In 1971, bird-watchers found a rare bird near a rest stop picnic table in Patagonia, Arizona. As word got out, birders flocked to the rest stop for a glimpse. Looking for the first rare bird, they found a second. And then another. Soon, the rest stop became famous among bird-watchers.
“The reason is not that it was a particularly good area for birds, but that there were a lot of people birding in the area to find the rare birds,” said Peter Kasper, Accelerator Division scientist and lead bird monitor at Fermilab. The events at this rest stop gave name to a birding phenomenon, the Patagonia Picnic Table Effect.
“And there’s something of that at Fermilab,” Kasper said.
Binocular-bearing birders visit Fermilab from near and far, but the Patagonia Picnic Table Effect doesn’t explain all the allure. Kasper also credits Fermilab’s popularity as a birding site to its diversity of species. Birders have found 287 bird species at Fermilab.
Volunteer bird monitors have tracked Fermilab’s birds for 30 years. A small, dedicated crew — led by Kasper — continues to monitor the birds weekly. Even more bird-watchers come for the annual, daylong Christmas Bird Count, a National Audubon Society event. Last year, the site that includes Fermilab, a circle 15 miles in diameter known as the Fermilab Circle, had 106 observers total — more than any other circle in Illinois.
Dave Spleha, member of the Fermilab Ecological Land Management Committee, has been birding at the lab for 20 years. Spleha helps upkeep Kasper’s online diary, an archive of bird sightings. The sightings are organized into five-year survey periods.
“All this data helps us visualize the changes in the bird population over time,” Spleha said.
Fermilab ecologist Ryan Campbell and the rest of Roads and Grounds also find the data useful.
“Birds are an important part of the ecosystems here at Fermilab, and we are grateful for the dedication of the monitors,” Campbell said. “The rigor of the sampling in this long-term study is a benchmark for the quality of data we’re trying to use in order to inform our ecological land management and protection efforts.”
Fermilab hosts a wide variety of birds because it has wide variety of habitat, including wetlands, grasslands and woodlands. The diversity of species attracts bird-watchers, but it also gives Fermilab an advantage in unofficial birding competitions.
The premise of these competitions is simple. One person looks for birds at one site; the other looks for birds at another. The winner is whoever saw the most bird species in a six-hour window.
“He threw down the gauntlet,” Kasper said of a birder friend who forced him into a competition one day. “Illinois Beach State Park versus Fermilab. I didn’t stand a chance.”
Illinois Beach State Park is on Lake Michigan, a magnet for migrating birds. Though Kasper didn’t out-bird his friend that day, sites sans lakefront make easier adversaries.

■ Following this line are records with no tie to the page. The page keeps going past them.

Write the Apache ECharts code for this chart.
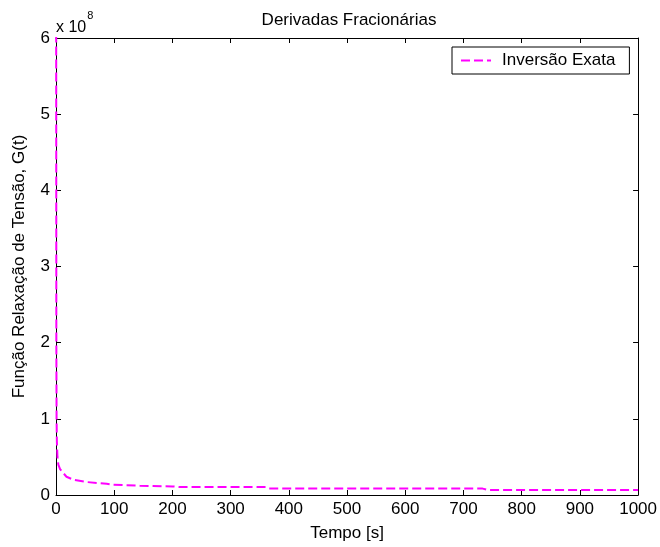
<!DOCTYPE html>
<html>
<head>
<meta charset="utf-8">
<script src="https://cdn.jsdelivr.net/npm/echarts@6/dist/echarts.min.js"></script>
<style>
html,body{margin:0;padding:0;background:#fff;}
#chart{width:660px;height:547px;}
</style>
</head>
<body>
<div id="chart"></div>
<script>
// Data (G in units of 1e8)
const tempo = [0.3, 0.6, 1, 1.5, 2.5, 4, 7, 10, 18, 30, 53, 87, 90, 98, 144, 200, 213, 360, 365, 733, 742, 1000];
const G = [6.4, 2.0, 1.0, 0.7, 0.5, 0.40, 0.34, 0.31, 0.24, 0.20, 0.17, 0.148, 0.14, 0.135, 0.122, 0.113, 0.105, 0.104, 0.086, 0.084, 0.067, 0.066];
const xTicks = [0, 100, 200, 300, 400, 500, 600, 700, 800, 900, 1000];
const yTicks = [0, 1, 2, 3, 4, 5, 6];
const seriesName = 'Inversão Exata';
const titleText = 'Derivadas Fracionárias';
const xName = 'Tempo [s]';
const yName = 'Função Relaxação de Tensão, G(t)';

const FONT = "'Liberation Sans', Arial, sans-serif";
const FS = 17;
const chart = echarts.init(document.getElementById('chart'), null, {renderer: 'canvas'});

const tickStyle = {show: true, inside: true, length: 5, lineStyle: {color: '#000', width: 1}};
const lineAx = {show: true, onZero: false, lineStyle: {color: '#000', width: 1}};

chart.setOption({
  animation: false,
  backgroundColor: '#fff',
  title: {
    text: titleText,
    left: 344, top: 7, textAlign: 'center',
    textStyle: {fontFamily: FONT, fontSize: FS, fontWeight: 'normal', color: '#000'}
  },
  graphic: [{
    type: 'text', left: 56, top: 10,
    style: {
      text: '{a|x 10}{b|8}',
      rich: {
        a: {fontFamily: FONT, fontSize: 16, color: '#000', padding: [10, 0, 0, 0]},
        b: {fontFamily: FONT, fontSize: 11, color: '#000', verticalAlign: 'top', padding: [0, 0, 0, 1]}
      }
    }
  }],
  legend: {
    data: [seriesName],
    left: 452, top: 47,
    orient: 'vertical',
    padding: [5, 14, 5, 8],
    itemWidth: 30, itemHeight: 14,
    itemStyle: {opacity: 0},
    backgroundColor: '#fff',
    borderColor: '#000', borderWidth: 1, borderRadius: 0,
    textStyle: {fontFamily: FONT, fontSize: FS, color: '#000', padding: [0, 0, 0, 6]}
  },
  grid: {left: 56, right: 21, top: 38, bottom: 50, containLabel: false},
  xAxis: [{
    type: 'value', min: 0, max: 1000, interval: 100,
    name: xName, nameLocation: 'middle', nameGap: 30,
    nameTextStyle: {fontFamily: FONT, fontSize: FS, color: '#000'},
    axisLine: lineAx, axisTick: tickStyle,
    axisLabel: {fontFamily: FONT, fontSize: FS, color: '#000', margin: 6,
      formatter: v => xTicks.includes(v) ? String(v) : ''},
    splitLine: {show: false}
  }, {
    type: 'value', min: 0, max: 1000, interval: 100, position: 'top',
    axisLine: lineAx, axisTick: tickStyle, axisLabel: {show: false}, splitLine: {show: false}
  }],
  yAxis: [{
    type: 'value', min: 0, max: 6, interval: 1,
    name: yName, nameLocation: 'middle', nameGap: 28, nameRotate: 90,
    nameTextStyle: {fontFamily: FONT, fontSize: FS, color: '#000'},
    axisLine: lineAx, axisTick: tickStyle,
    axisLabel: {fontFamily: FONT, fontSize: FS, color: '#000', margin: 6,
      formatter: v => yTicks.includes(v) ? String(v) : ''},
    splitLine: {show: false}
  }, {
    type: 'value', min: 0, max: 6, interval: 1, position: 'right',
    axisLine: lineAx, axisTick: tickStyle, axisLabel: {show: false}, splitLine: {show: false}
  }],
  series: [{
    name: seriesName,
    type: 'line',
    xAxisIndex: 0, yAxisIndex: 0,
    data: tempo.map((t, i) => [t, G[i]]),
    showSymbol: false, symbol: 'none',
    clip: true,
    itemStyle: {color: '#ff00ff'},
    lineStyle: {color: '#ff00ff', width: 2, type: [9, 4]}
  }]
});
</script>
</body>
</html>
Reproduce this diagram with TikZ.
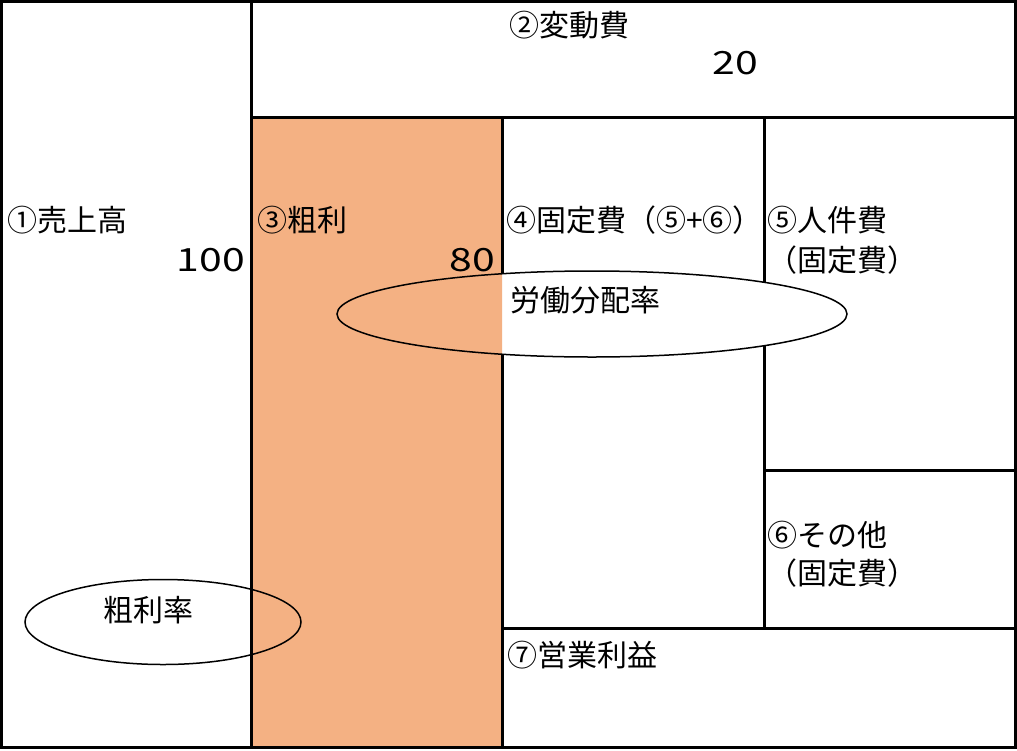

Glenn Perricone, Fermilab bird monitor and biology major at Elmhurst College, runs competitions every other month with a birder friend at Pratt’s Wayne Woods Forest Preserve.
“We just bird our brains out,” Perricone said. “We go all over the place looking for as many species as we can find. It’s fun. It’s friendly competition.” Perricone usually wins these games, but attributes his success to the many bodies of water at Fermilab, which allow him to crush the competition in shorebirds and waterfowl. The real benefits of species diversity at Fermilab, however, lie elsewhere.
“We see species diversity as the measure of the quality of the habitat,” Kasper said. The goals are to maintain this diversity, an indicator of healthy habitats, continue taking accurate data for Kasper’s web diary, and enjoy birding for what it is — not to win.
“Birding for me is not about the silly competitions,” Perricone said. “It’s about being in nature. I’m out here seeing amazing things that normally people just drive or walk past and don’t even think twice about.”